Lapping up a slice of culture in capital of Toytown – Munich

AS my brother ventured off to the booze ridden resort of Kavos, a friend and I went for a more cultured trip to the beautiful Bavarian capital, Munich.

Flying from London Luton on Easyjet, after a short hour and a half flight, we landed at Munich Airport, which is perched on the north side of the city, some 30 minutes from the centre by train.

Forty miles north of the German Alps, the city, nicknamed by some as “Toytown” for its cleanliness, stereotypical efficiency and low crime, is full of history and culture with a thriving night life.

Architecture is one of the more striking things I noticed, with some of the churches and cathedral being the first places that I visited.

The exteriors of the buildings have a distinctly Germanic feel to them, but step inside and you experience the grandeur typical of Catholic churches.

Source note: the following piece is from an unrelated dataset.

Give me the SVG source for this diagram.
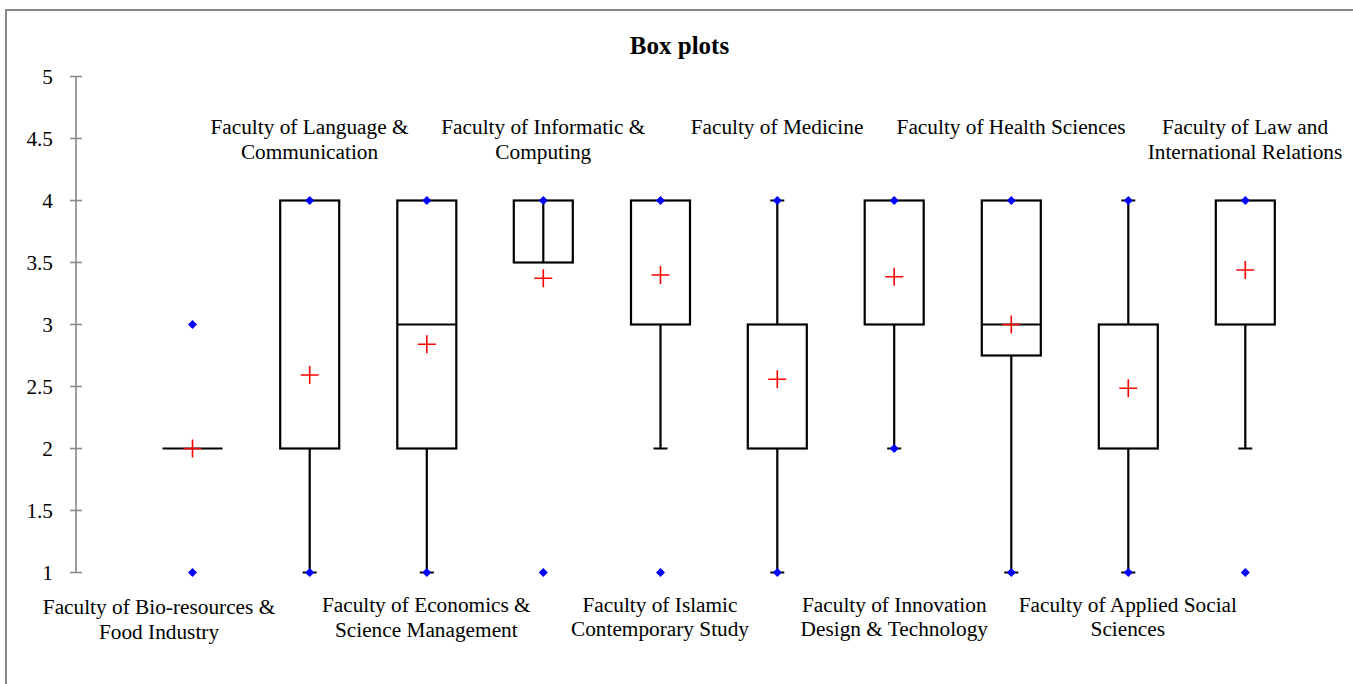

There is also the squares, such as Marienplatz, which has both the new and old town halls each occupying a side and Odionplatz, home to the Feldherrnhalle, famous as a site of confrontation during the Munich Putsch, which on the day we visited had given way to the European Homeless Football Cup (Google it).

Though of course being a pair of 21-year-olds and with the reputation German beer has, the bars were one of the first things we sought out.

There are the world famous beer halls. Whilst a little expensive they are a great way to experience a bit of Bavarian culture. I would recommend the Hofbräuhaus.

As far as nights out go, they can be a little funny about letting English people in clubs, such is our reputation. But Kilians Irish Bar, nestled next to the cathedral is a great place for a night out, with regular events, relatively cheap beer and fantastic live music acts.

A plus point is that it’s full of English speaking locals, so make friends with them and they’ll more than likely be able to get you into a club.

Apart from the beautiful and fun side of Munich, there is also the haunting site of the concentration camp Dachau located just 10 miles to the north of the city, which is now a museum and memorial site.

It is one of the more thought provoking and moving experiences of my life and I would recommend anyone who visits Bavaria to take a day out from the hustle-and-bustle of the city and pay a visit.

Some 40 miles away, there are also the palaces of the eccentric King Ludwig II, who died in mysterious circumstances and until this day there are new theories about his demise coming out every year.

I only visited one, Linderhof Palace, which is the smallest one he built, but also one of the grandest with walls and ceilings lined with gold leaf.

There is also the iconic Neuschwanstein of Chitty Chitty Bang Bang fame, which was also inspiration for the iconic castle in Disney’s Sleeping Beauty.

Munich and Bavaria really are thriving and interesting areas of one of Europe’s more prosperous nations, which I would not hesitate to visit again.